(PRWEB UK) 16 November 2012
On 8th-9th November, Probos will be unveiled at The Museums’ Association Conference and Exhibition 2012 in Edinburgh. Probos is the world’s first interface that allows museum visitors to virtually “touch” and examine precious artefacts. Probos, which was designed by Touch & Discover Systems, will be in action in the Cromdale Foyer at the Edinburgh International Conference Centre. The Museums’ Association Conference is the largest gathering of museums and heritage professionals in Europe with over 1,500 senior staff who use the event to discuss the latest issues, learn about best practice, and meet the world’s leading suppliers and consultants.
Developed with funding from the Stavros Niarchos Foundation and in collaboration with Manchester Museum, Probos has just been unveiled in Manchester Museum’s redesigned Egyptian Gallery, the “Ancient Worlds”. It offers a selection of objects from a digitised catalogue which can be explored to reveal their physical qualities, attributes and history. Probos has already been found to be beneficial to blind and visually impaired users and has fascinated trial groups, most especially children. So far, Manchester Museum has digitised three of its artefacts: a Greek jug, dating from circa 500 B.C.; a terracotta bowl, surmounted with hippopotamus figures, dating from circa 5,000 B.C.; and an Egyptian figurine, or Shabti, dating from circa 380 BC.

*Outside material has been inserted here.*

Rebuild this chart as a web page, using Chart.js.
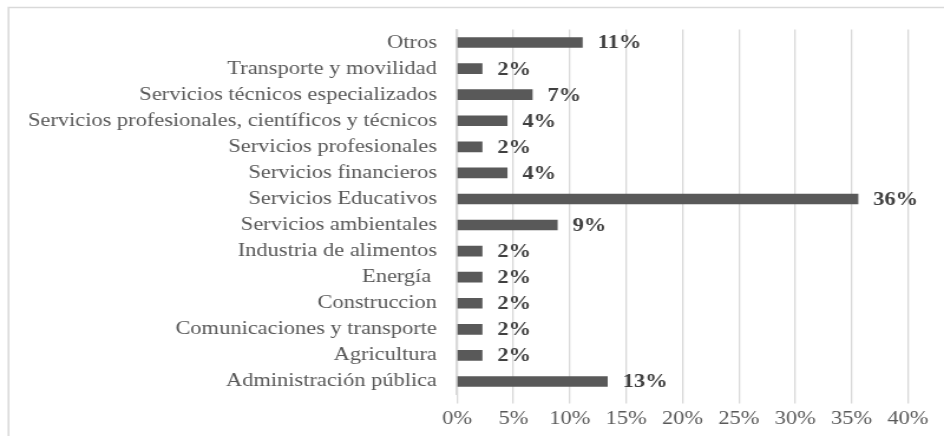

Using a controller that is held in between the fingertips, the user is encouraged to explore the surfaces, shapes and sounds of ancient objects that are usually inaccessible in glass cases. Haptic technology draws on force feedback to create resistance to touch, tricking the mind into the sensation of touching a real object. , Virtalis a world leader in Virtual Reality (VR) systems, is a stakeholder in the company which has developed the Probos and has also collaborated on its software development alongside Freeform Studios, experts in haptics and digitising objects.
“We are deploying a 3D multimedia interface combined with haptics to tell the story of each object and bring a new experience for visitors to the gallery and other venues”, said Christopher Dean, director and founder of Touch & Discover Systems. ”Explorers of the 5,000 year old hippopotamus bowl, for example, can not only feel the hippos, but also the crack that runs along the centre of the bowl. It even sounds cracked when you tap it. – something you wouldn’t dare do in real life! Ultimately, we hope to digitise objects from collections all over the world, bringing virtual objects within reach of new audiences. We have also developed a portable version of Probos, so museum masterpieces will be able to travel to schools, colleges, universities and remote communities as part of outreach and accessibility programmes.”